My night in NYC went fine, with my feet, the train, and friends making sure all went well on the transportation front. The following day, however, I started to run into the usual trouble. Running too late to catch the train from Manhattan to JFK, I tried hailing a cab in the crowded streets around Times Square. Even though dozens of cabs were on the streets (and hours away from the next shift change), four different cab drivers claimed they were off-duty, despite their lights declaring otherwise. Still more sped around me, not even bothering to pull to the side for the lone black girl on the corner but happily picking up the white couple a few feet away. I started trudging to the nearest hotel, hoping to fall on the mercy of the concierge, when the 11th cab I spotted heading up my way finally picked me up.

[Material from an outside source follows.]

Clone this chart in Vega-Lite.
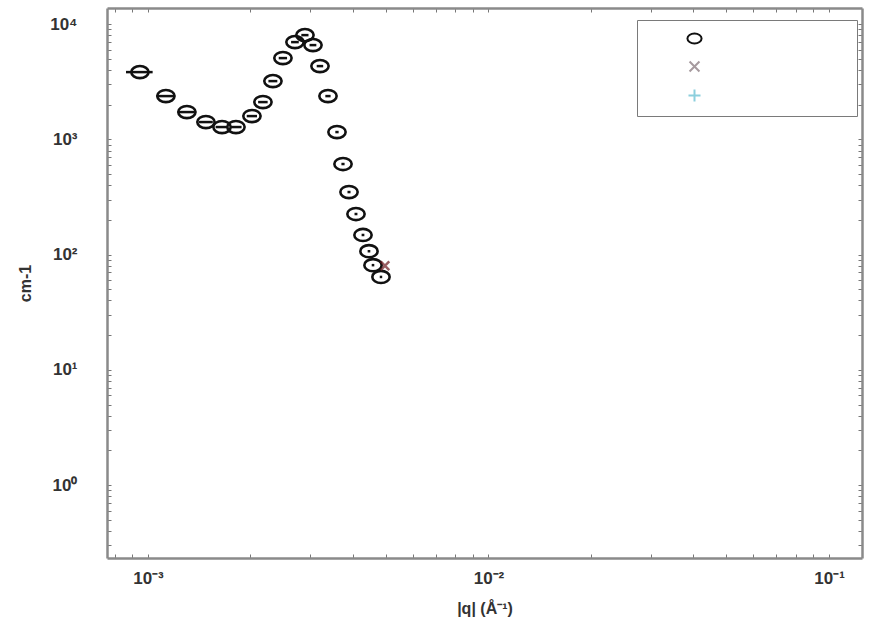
{
  "$schema": "https://vega.github.io/schema/vega-lite/v6.json",
  "width": 755,
  "height": 550,
  "autosize": {"type": "none"},
  "padding": {"left": 107, "top": 8, "right": 15, "bottom": 77},
  "background": "white",
  "config": {
    "view": {"stroke": null},
    "font": "Liberation Sans",
    "axis": {
      "grid": false,
      "domainColor": "#8a8a8a",
      "domainWidth": 2.5,
      "tickColor": "#777777",
      "tickWidth": 1,
      "tickSize": -4,
      "labelFont": "Liberation Sans",
      "labelFontWeight": "bold",
      "labelFontSize": 17,
      "labelColor": "#333333",
      "titleFont": "Liberation Sans",
      "titleFontWeight": "bold",
      "titleFontSize": 16,
      "titleColor": "#333333",
      "labelOverlap": false,
      "labelBound": false,
      "labelFlush": false
    }
  },
  "datasets": {
    "main": [
      {"series": "A", "q": 0.000947, "I": 3834, "dq": 0.000085},
      {"series": "A", "q": 0.001129, "I": 2374, "dq": 0.00007},
      {"series": "A", "q": 0.001301, "I": 1725, "dq": 0.00007},
      {"series": "A", "q": 0.001480, "I": 1413, "dq": 0.00007},
      {"series": "A", "q": 0.001650, "I": 1279, "dq": 0.00007},
      {"series": "A", "q": 0.001813, "I": 1279, "dq": 0.00007},
      {"series": "A", "q": 0.002020, "I": 1592, "dq": 0.00007},
      {"series": "A", "q": 0.002176, "I": 2106, "dq": 0.00007},
      {"series": "A", "q": 0.002328, "I": 3203, "dq": 0.00007},
      {"series": "A", "q": 0.002491, "I": 5072, "dq": 0.00007},
      {"series": "A", "q": 0.002702, "I": 6981, "dq": 0.00007},
      {"series": "A", "q": 0.002891, "I": 8027, "dq": 0.00007},
      {"series": "A", "q": 0.003052, "I": 6575, "dq": 0.00007},
      {"series": "A", "q": 0.003200, "I": 4322, "dq": 0.00007},
      {"series": "A", "q": 0.003378, "I": 2374, "dq": 0.00006},
      {"series": "A", "q": 0.003590, "I": 1157, "dq": 0.00004},
      {"series": "A", "q": 0.003739, "I": 611, "dq": 0.00004},
      {"series": "A", "q": 0.003894, "I": 349, "dq": 0.00004},
      {"series": "A", "q": 0.004082, "I": 225, "dq": 0.00004},
      {"series": "A", "q": 0.004280, "I": 148, "dq": 0.00004},
      {"series": "A", "q": 0.004457, "I": 107, "dq": 0.00004},
      {"series": "A", "q": 0.004580, "I": 81, "dq": 0.00004},
      {"series": "A", "q": 0.004834, "I": 64, "dq": 0.00004}
    ],
    "second": [
      {"series": "B", "q": 0.004966, "I": 80}
    ]
  },
  "layer": [
    {
      "data": {"name": "main"},
      "transform": [
        {"calculate": "datum.q - datum.dq", "as": "qlo"},
        {"calculate": "datum.q + datum.dq", "as": "qhi"}
      ],
      "mark": {"type": "rule", "color": "#111111", "strokeWidth": 2.5},
      "encoding": {
        "x": {
          "field": "qlo", "type": "quantitative",
          "scale": {"type": "log", "domain": [0.000758, 0.125], "nice": false},
          "axis": {
            "orient": "bottom",
            "title": "|q| (Å⁻¹)",
            "titlePadding": 14,
            "labelPadding": 16,
            "values": [0.0008, 0.0009, 0.001, 0.002, 0.003, 0.004, 0.005, 0.006, 0.007, 0.008, 0.009, 0.01, 0.02, 0.03, 0.04, 0.05, 0.06, 0.07, 0.08, 0.09, 0.1],
            "labelExpr": "datum.value == 0.001 ? '10⁻³' : datum.value == 0.01 ? '10⁻²' : datum.value == 0.1 ? '10⁻¹' : ''"
          }
        },
        "x2": {"field": "qhi"},
        "y": {
          "field": "I", "type": "quantitative",
          "scale": {"type": "log", "domain": [0.233, 13800], "nice": false},
          "axis": {
            "orient": "left",
            "title": "cm-1",
            "titlePadding": 16,
            "labelPadding": 34,
            "values": [0.3, 0.4, 0.5, 0.6, 0.7, 0.8, 0.9, 1, 2, 3, 4, 5, 6, 7, 8, 9, 10, 20, 30, 40, 50, 60, 70, 80, 90, 100, 200, 300, 400, 500, 600, 700, 800, 900, 1000, 2000, 3000, 4000, 5000, 6000, 7000, 8000, 9000, 10000],
            "labelExpr": "datum.value == 1 ? '10⁰' : datum.value == 10 ? '10¹' : datum.value == 100 ? '10²' : datum.value == 1000 ? '10³' : datum.value == 10000 ? '10⁴' : ''"
          }
        }
      }
    },
    {
      "data": {"name": "main"},
      "mark": {"type": "point", "filled": false, "strokeWidth": 2.6, "opacity": 1},
      "encoding": {
        "x": {
          "field": "q", "type": "quantitative",
          "axis": {"orient": "top", "labels": false, "title": null,
            "values": [0.0008, 0.0009, 0.001, 0.002, 0.003, 0.004, 0.005, 0.006, 0.007, 0.008, 0.009, 0.01, 0.02, 0.03, 0.04, 0.05, 0.06, 0.07, 0.08, 0.09, 0.1]}
        },
        "y": {
          "field": "I", "type": "quantitative",
          "axis": {"orient": "right", "labels": false, "title": null,
            "values": [0.3, 0.4, 0.5, 0.6, 0.7, 0.8, 0.9, 1, 2, 3, 4, 5, 6, 7, 8, 9, 10, 20, 30, 40, 50, 60, 70, 80, 90, 100, 200, 300, 400, 500, 600, 700, 800, 900, 1000, 2000, 3000, 4000, 5000, 6000, 7000, 8000, 9000, 10000]}
        },
        "color": {
          "field": "series", "type": "nominal",
          "scale": {"domain": ["A", "B", "C"], "range": ["#111111", "#a69a9e", "#8ccfdd"]},
          "legend": {
            "orient": "none",
            "legendX": 530,
            "legendY": 12,
            "title": null,
            "padding": 10,
            "strokeColor": "#7a7a7a",
            "fillColor": "white",
            "symbolOffset": 39,
            "symbolSize": 200,
            "symbolStrokeWidth": 2,
            "rowPadding": 9,
            "labelOffset": 144,
            "labelFontSize": 12,
            "labelExpr": "'\u00a0'"
          }
        },
        "shape": {
          "field": "series", "type": "nominal",
          "scale": {"domain": ["A", "B", "C"], "range": ["M-1,0C-1,-0.387,-0.552,-0.7,0,-0.7C0.552,-0.7,1,-0.387,1,0C1,0.387,0.552,0.7,0,0.7C-0.552,0.7,-1,0.387,-1,0Z", "M-0.7,-0.7L0.7,0.7M0.7,-0.7L-0.7,0.7", "M-0.85,0L0.85,0M0,-0.85L0,0.85"]}
        },
        "size": {"value": 300}
      }
    },
    {
      "data": {"name": "second"},
      "mark": {"type": "point", "filled": false, "strokeWidth": 2.5, "color": "#6e1a20", "shape": "M-0.7,-0.7L0.7,0.7M0.7,-0.7L-0.7,0.7", "size": 150},
      "encoding": {
        "x": {"field": "q", "type": "quantitative", "axis": null},
        "y": {"field": "I", "type": "quantitative", "axis": null}
      }
    }
  ],
  "resolve": {"axis": {"x": "independent", "y": "independent"}}
}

Seven hours later, in San Francisco, I went through the whole process again, taking the BART to CalTrain and the CalTrain to Palo Alto transit center–only to face a hostile cab line for the second time in a day. (That will teach me not to pre-book a SuperShuttle.) There is no bus service to my neighborhood. My options were the cab line or Uber. The only other recourse would be to walk or hop a shuttle to the Stanford campus, then transfer to the one line that travels up the main road toward my home and walk the remaining half-mile back to the crib. I gave in and faced the cab line. Three out of four drivers waved me on. After the one nice cabdriver dropped me off, I thought about the $14 trip, and wondered if all of those little indignities were worth the saved amount.
I shouldn’t have to pay for premium service to get a racism-free ride experience–yet that is often the choice that I am faced with. All my years of being carless taught me that this type of racism, like street harassment, is often part of the landscape when you rely on mass transit options to get around. And yet, there isn’t much of a choice here. Uber is simply not affordable for anything but the occasional trip.

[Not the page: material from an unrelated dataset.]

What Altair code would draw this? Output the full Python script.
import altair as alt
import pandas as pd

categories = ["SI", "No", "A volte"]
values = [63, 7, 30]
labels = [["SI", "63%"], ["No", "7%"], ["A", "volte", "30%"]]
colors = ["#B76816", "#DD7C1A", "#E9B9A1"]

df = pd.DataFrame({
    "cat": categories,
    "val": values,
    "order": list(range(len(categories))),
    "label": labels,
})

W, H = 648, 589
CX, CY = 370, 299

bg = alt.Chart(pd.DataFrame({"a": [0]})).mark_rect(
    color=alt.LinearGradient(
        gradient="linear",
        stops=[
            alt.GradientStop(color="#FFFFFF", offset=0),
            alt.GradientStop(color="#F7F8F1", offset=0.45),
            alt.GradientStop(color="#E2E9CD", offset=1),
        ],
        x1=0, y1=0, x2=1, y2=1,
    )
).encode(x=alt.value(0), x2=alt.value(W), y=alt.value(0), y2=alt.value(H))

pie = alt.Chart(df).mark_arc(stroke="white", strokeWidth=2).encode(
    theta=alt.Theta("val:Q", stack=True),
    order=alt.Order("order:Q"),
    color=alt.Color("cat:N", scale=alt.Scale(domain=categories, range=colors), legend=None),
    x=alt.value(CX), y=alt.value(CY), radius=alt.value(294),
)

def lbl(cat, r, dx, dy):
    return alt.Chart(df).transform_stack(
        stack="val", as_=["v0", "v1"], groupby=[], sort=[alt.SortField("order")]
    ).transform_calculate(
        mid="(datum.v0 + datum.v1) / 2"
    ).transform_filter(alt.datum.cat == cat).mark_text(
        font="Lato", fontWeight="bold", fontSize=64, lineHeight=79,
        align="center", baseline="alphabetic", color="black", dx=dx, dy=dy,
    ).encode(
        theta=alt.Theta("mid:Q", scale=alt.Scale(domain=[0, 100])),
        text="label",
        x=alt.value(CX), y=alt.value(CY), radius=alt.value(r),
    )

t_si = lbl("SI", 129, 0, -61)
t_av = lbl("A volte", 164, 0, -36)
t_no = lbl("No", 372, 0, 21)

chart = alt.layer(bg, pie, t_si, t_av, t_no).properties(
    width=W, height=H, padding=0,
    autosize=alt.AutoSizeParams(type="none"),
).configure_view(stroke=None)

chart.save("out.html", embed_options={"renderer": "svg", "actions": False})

And yet, I find myself wanting to continue to support Uber, despite their sky-high prices and shady practices. I couldn’t quite explain why, until I read Clinton Yates’s piece on The Root DC:
It’s a familiar story: If I’m not wearing a shirt and tie, I’ll rarely try to get a cab. And if I’ve got on my usual get-up of mohawk, T-shirt and Vans sneakers, people laugh openly if I stick out my hand and/or yell, “Taxi!” It’s like the expressions on their faces say: “Ha! You think you’re getting a cab looking like that? Negro–please.”
That’s why I’m dismayed by the proposed regulations that could potentially put Uber out of business. It would be a step backward for those of us who are willing to pay more money for a respectable transaction rather than take our chances on the street and be degraded in the process. [...]
Standing two blocks from the White House last month, I waited half an hour to get a cab. Ten empty ones passed me by. I know there are legal kinks to be worked out, but it would be unfortunate if the city managed to get rid of a useful company with a guiding principle based on the color of the money in your pocket and not the color of your skin.